Seventeen states are challenging U.S. EPA’s recent rule that changed the way states are required to address excess air pollution that occurs during plant startups and shutdowns or industrial equipment malfunctions.
In a petition for review, the states argue that EPA "erroneously concluded" that their plans to reduce pollution were "inadequate" to address emissions that occur during those times.
Led by Florida, the states filed the petition yesterday in the U.S. Court of Appeals for the District of Columbia Circuit.
"We will not step aside while the EPA, through heavy-handed federal overreach, threatens to upend a system that the EPA has approved multiple times and has provided a consistent, reliable framework to safely provide electricity to millions of Floridians across the state," Florida Attorney General Pam Bondi said in a statement. "Furthermore, the agency’s action could result in higher utility bills for Florida consumers."
EPA’s final rule published in June rescinded long-standing state provisions known as "affirmative defense" that shield industrial facilities from civil penalties for violations of national ambient air quality standards that occur during startups, shutdowns and malfunctions.
The final rule also found that states cannot automatically exempt facilities from emission limits during those times. EPA required that 36 states reopen Clean Air Act state implementation plans, or SIPs, and revise them within 18 months to comply with the changes (Greenwire, May 22).
The rule arose out of a petition by the Sierra Club, which has long argued that affirmative defense and exemptions during "SSM" events constitute a loophole that allows facilities to release emissions in excess of permit limits.

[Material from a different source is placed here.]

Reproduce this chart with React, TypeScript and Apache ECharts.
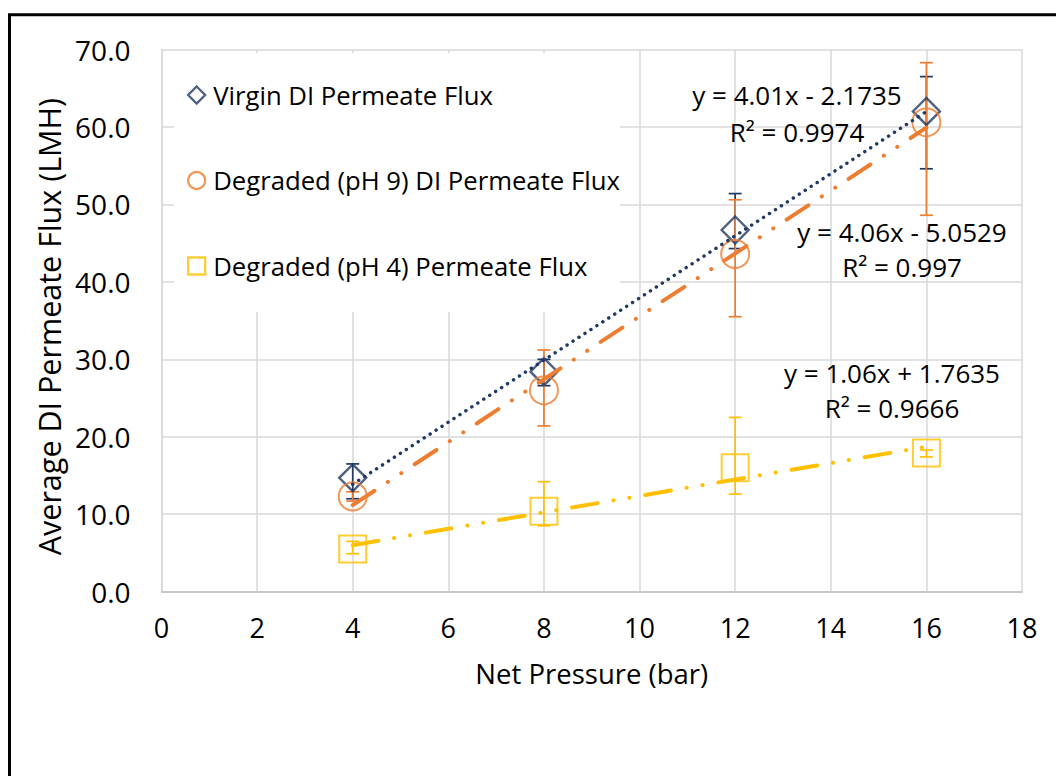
import React, { useEffect, useRef } from "react";
import * as echarts from "echarts";

// ---- data ----
const pressures = [4, 8, 12, 16];
const seriesNames = [
  "Virgin DI Permeate Flux",
  "Degraded (pH 9) DI Permeate Flux",
  "Degraded (pH 4) Permeate Flux",
];
const virginFlux = [14.7, 28.4, 46.7, 62.0];
const virginErrPlus = [1.8, 1.6, 4.7, 4.5];
const virginErrMinus = [2.7, 1.8, 2.4, 7.4];
const ph9Flux = [12.3, 26.0, 43.6, 60.6];
const ph9ErrPlus = [0.6, 5.2, 7.0, 7.7];
const ph9ErrMinus = [0.6, 4.6, 8.1, 12.0];
const ph4Flux = [5.5, 10.4, 16.0, 17.9];
const ph4ErrPlus = [1.0, 3.8, 6.5, 0.4];
const ph4ErrMinus = [0.6, 1.9, 3.4, 0.5];
// linear trendlines as displayed in the chart
const trendSlopes = [4.01, 4.06, 1.06];
const trendIntercepts = [-2.1735, -5.0529, 1.7635];
const trendEquations = ["y = 4.01x - 2.1735", "y = 4.06x - 5.0529", "y = 1.06x + 1.7635"];
const trendR2 = ["R² = 0.9974", "R² = 0.997", "R² = 0.9666"];
const xTicks = { min: 0, max: 18, interval: 2 };
const yTicks = { min: 0, max: 70, interval: 10 };

const COLORS = ["#203864", "#ED7D31", "#FFC000"];
const FONT = "Open Sans";

export default function App() {
  const ref = useRef<HTMLDivElement>(null);

  useEffect(() => {
    const chart = echarts.init(ref.current!, undefined, { renderer: "svg" });

    const fluxes = [virginFlux, ph9Flux, ph4Flux];
    const plus = [virginErrPlus, ph9ErrPlus, ph4ErrPlus];
    const minus = [virginErrMinus, ph9ErrMinus, ph4ErrMinus];
    const symbols = ["diamond", "circle", "rect"];
    const symbolSizes = [[27, 27], 28, 27];

    const errSeries = fluxes.map((f, s) => ({
      type: "custom",
      name: seriesNames[s] + " error",
      silent: true,
      z: 3,
      encode: { x: 0, y: [1, 2] },
      data: pressures.map((x, i) => [x, f[i] - minus[s][i], f[i] + plus[s][i]]),
      renderItem: (params: any, api: any) => {
        const x = api.value(0);
        const lo = api.coord([x, api.value(1)]);
        const hi = api.coord([x, api.value(2)]);
        const cw = 6.5;
        const style = { stroke: COLORS[s], lineWidth: 1.7, fill: "none" };
        return {
          type: "group",
          children: [
            { type: "line", shape: { x1: lo[0], y1: lo[1], x2: hi[0], y2: hi[1] }, style },
            { type: "line", shape: { x1: lo[0] - cw, y1: lo[1], x2: lo[0] + cw, y2: lo[1] }, style },
            { type: "line", shape: { x1: hi[0] - cw, y1: hi[1], x2: hi[0] + cw, y2: hi[1] }, style },
          ],
        };
      },
    }));

    const scatterSeries = fluxes.map((f, s) => ({
      type: "scatter",
      name: seriesNames[s],
      symbol: symbols[s],
      symbolSize: symbolSizes[s],
      z: 4,
      itemStyle: {
        color: "rgba(255,255,255,0)",
        borderColor: COLORS[s],
        borderWidth: s === 0 ? 2.4 : 2,
      },
      data: pressures.map((x, i) => [x, f[i]]),
    }));

    const dashTypes: any[] = [
      [0.1, 7],
      [26, 16, 0.1, 16, 0.1, 16],
      [26, 16, 0.1, 16, 0.1, 16],
    ];
    const trendSeries = trendSlopes.map((m, s) => {
      const x0 = pressures[0];
      const x1 = pressures[pressures.length - 1];
      return {
        type: "line",
        name: seriesNames[s] + " trend",
        silent: true,
        symbol: "none",
        z: 5,
        lineStyle: {
          color: COLORS[s],
          width: s === 0 ? 3.4 : 4,
          type: dashTypes[s],
          cap: "round",
        },
        data: [
          [x0, m * x0 + trendIntercepts[s]],
          [x1, m * x1 + trendIntercepts[s]],
        ],
      };
    });

    const eqPos = [
      [797, 95, 797, 132],
      [902, 232, 902, 267],
      [892, 373, 892, 408],
    ];
    const eqTexts: any[] = [];
    eqPos.forEach((p, s) => {
      eqTexts.push({
        type: "text",
        x: p[0],
        y: p[1],
        z: 10,
        style: { text: trendEquations[s], fill: "#000", font: `26px '${FONT}'`, align: "center", verticalAlign: "middle" },
      });
      eqTexts.push({
        type: "text",
        x: p[2],
        y: p[3],
        z: 10,
        style: { text: trendR2[s], fill: "#000", font: `26px '${FONT}'`, align: "center", verticalAlign: "middle" },
      });
    });

    chart.setOption({
      animation: false,
      backgroundColor: "#fff",
      textStyle: { fontFamily: FONT },
      grid: { left: 161.5, right: 34, top: 49.5, bottom: 184.3, containLabel: false },
      xAxis: {
        type: "value",
        min: xTicks.min,
        max: xTicks.max,
        interval: xTicks.interval,
        name: "Net Pressure (bar)",
        nameLocation: "middle",
        nameGap: 68,
        nameTextStyle: { fontSize: 27.5, color: "#000", fontFamily: FONT },
        axisLine: { show: true, lineStyle: { color: "#bfbfbf", width: 1.5 } },
        axisTick: { show: false },
        axisLabel: { fontSize: 27, color: "#000", margin: 22, fontFamily: FONT },
        splitLine: { show: true, lineStyle: { color: "#d9d9d9", width: 1.5 } },
      },
      yAxis: {
        type: "value",
        min: yTicks.min,
        max: yTicks.max,
        interval: yTicks.interval,
        name: "Average DI Permeate Flux (LMH)",
        nameLocation: "middle",
        nameGap: 97,
        nameTextStyle: { fontSize: 30.5, color: "#000", fontFamily: FONT, padding: [0, 12, 0, 0] },
        axisLine: { show: true, lineStyle: { color: "#d9d9d9", width: 1.5 } },
        axisTick: { show: false },
        axisLabel: {
          fontSize: 28,
          color: "#000",
          margin: 31,
          fontFamily: FONT,
          formatter: (v: number) => v.toFixed(1),
        },
        splitLine: { show: true, lineStyle: { color: "#d9d9d9", width: 1.5 } },
      },
      legend: {
        data: seriesNames,
        orient: "vertical",
        left: 187,
        top: 80,
        padding: 0,
        itemWidth: 17,
        itemHeight: 17,
        itemGap: 55.5,
        z: 6,
        itemStyle: { borderWidth: 2.3 },
        textStyle: { fontSize: 25.7, color: "#000", lineHeight: 30, fontFamily: FONT, padding: [0, 0, 0, 3] },
      },
      graphic: [
        {
          type: "rect",
          z: 1,
          silent: true,
          shape: { x: 174, y: 53, width: 446, height: 259 },
          style: { fill: "#fff" },
        },
        {
          type: "rect",
          z: 20,
          silent: true,
          shape: { x: 9.5, y: 14.7, width: 1100, height: 820 },
          style: { fill: "none", stroke: "#000", lineWidth: 3 },
        },
        ...eqTexts,
      ],
      series: [...errSeries, ...scatterSeries, ...trendSeries],
    });

    return () => chart.dispose();
  }, []);

  return (
    <div
      ref={ref}
      style={{ position: "absolute", left: 0, top: 0, width: 1056, height: 776 }}
    />
  );
}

EPA has said the decision to eliminate affirmative defense from state plans was also in response to a ruling last year by the D.C. Circuit that found the agency lacked authority to grant cement kilns an affirmative defense for pollution violations occurring during malfunctions (Greenwire, Oct. 16, 2014).
In the statement, though, Florida’s attorney general said EPA’s decision to require states to change previously approved plans violated states’ rights under the Clean Air Act. The state also argued the rule would stall progress in improving air quality.
Along with Florida, the states challenging the rule are Alabama, Arizona, Arkansas, Delaware, Georgia, Kansas, Louisiana, Mississippi, Missouri, Ohio, Oklahoma, South Carolina, South Dakota, West Virginia, Kentucky and North Carolina’s Department of Environment and Natural Resources.
"Once again, the EPA is choosing to put the political interests of the Sierra Club ahead of Arkansans," said Arkansas Attorney General Leslie Rutledge in a statement. "In yet another ‘sue and settle’ case, the EPA is rushing to appease the interests of the Sierra Club."
EPA is facing several legal challenges over the final startup, shutdown and malfunction rule.
Free-market law firm Southeastern Legal Foundation and Walter Coke Inc. challenged it in June in the D.C. Circuit, while several entities, including the Texas Commission on Environmental Quality, have filed separate petitions against the rule in the 5th U.S. Circuit Court of Appeals.
In court documents, EPA has argued that the Texas challenge should be either dismissed or transferred to the D.C. Circuit because the rule is national in scope.
Environmental groups have moved to intervene in the legal action in both courts (Greenwire, July 21).
"EPA is required to close these loopholes because they are inconsistent with the Clean Air Act," Sierra Club senior attorney Andrea Issod said in a recent statement. "The loopholes also have the real-world consequences of compromising air quality and public health."